Yang, along with Robinson professors Manish Jha and Jialin Qian and Michael Weber, from Chicago Booth and NBER, tackled this challenge in their recently released paper, "Harnessing Generative AI for Economic Insights." As the title suggests, tomorrow's technology is today's solution.
The researchers utilized AI to analyze transcripts from corporate conference calls and extract information on managers' expectations for various economic indicators, like GDP, production, employment and investment.
"Our idea was to convert conference calls into managerial qualitative data," Yang said. Using available technologies, they were able to collect a wide range of economic factors from inside the firms.
From this, they've created a new measure, the "AI Economy Score," which summarizes managerial forecasts for the economy. This score reflects future GDP and economic factors including industrial production and employment.

Manish Jha
"AI-generated expectations can forecast economic trends at different levels and over long periods," according to the researchers. "Additionally, the study finds that managers' expectations have predictive power because managers have firsthand information and act on their beliefs, impacting the economy. Overall, this research demonstrates that AI can help provide valuable insights into economic trends, aiding researchers, policymakers, and investors."
Yang said the score will be useful to several sectors. Low AI Economy scores portend a challenging economic environment with adverse market conditions that will make it tough to do business. High AI Economy scores reflect optimism, surging revenue growth and positive financial performance, say the researchers.
Yang said the topics discussed in these conference calls produce significant indicators. In gloomy economic conditions, you see firms acting cautiously. Optimism is on the wane.
But when the economy is on the upswing, discussions will generally center around discussions of sales growth, improving market conditions, organic revenue growth and overall positive business performance.
The transcripts were fed into a generative AI model programmed to give answers regarding managerial expectations of the future state of the economy and the individual firms.
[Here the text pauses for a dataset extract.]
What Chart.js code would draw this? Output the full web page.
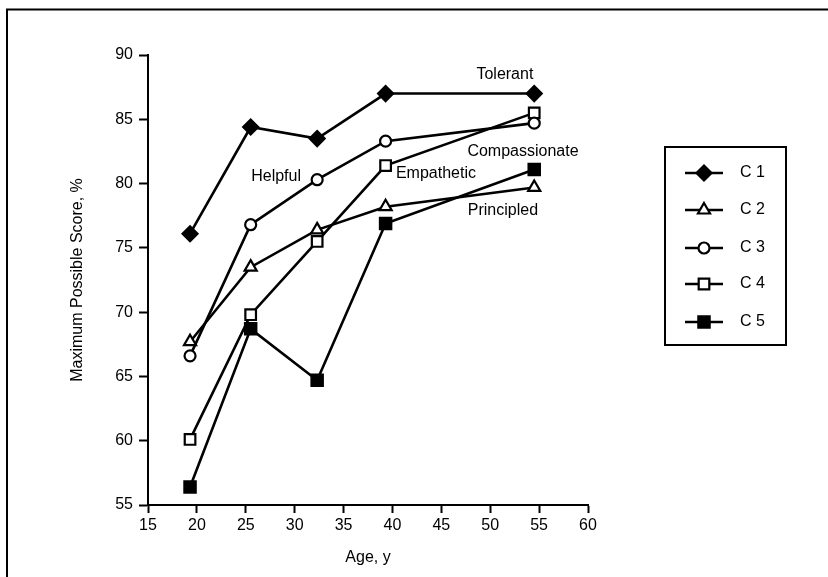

Data from more than 120,000 conference calls, representing 5,513 unique companies, was collected. The numbers were used to generate indicators at the national and industry-sector levels.
"We have the predictive power," Yang said. "We just haven't known how to use it effectively."
Another innovation: Separating data by industry, recognizing that some sectors may defy prevailing economic trends.
Yang foresees the AI Economic Score becoming accessible to the general public.
The ultimate goal is a better-informed customer or investor. Already existing technologies in forecasting, market analysis, policy simulation, and risk assessment can significantly aid stakeholders.
Maybe even advance from reliably wrong to reliable.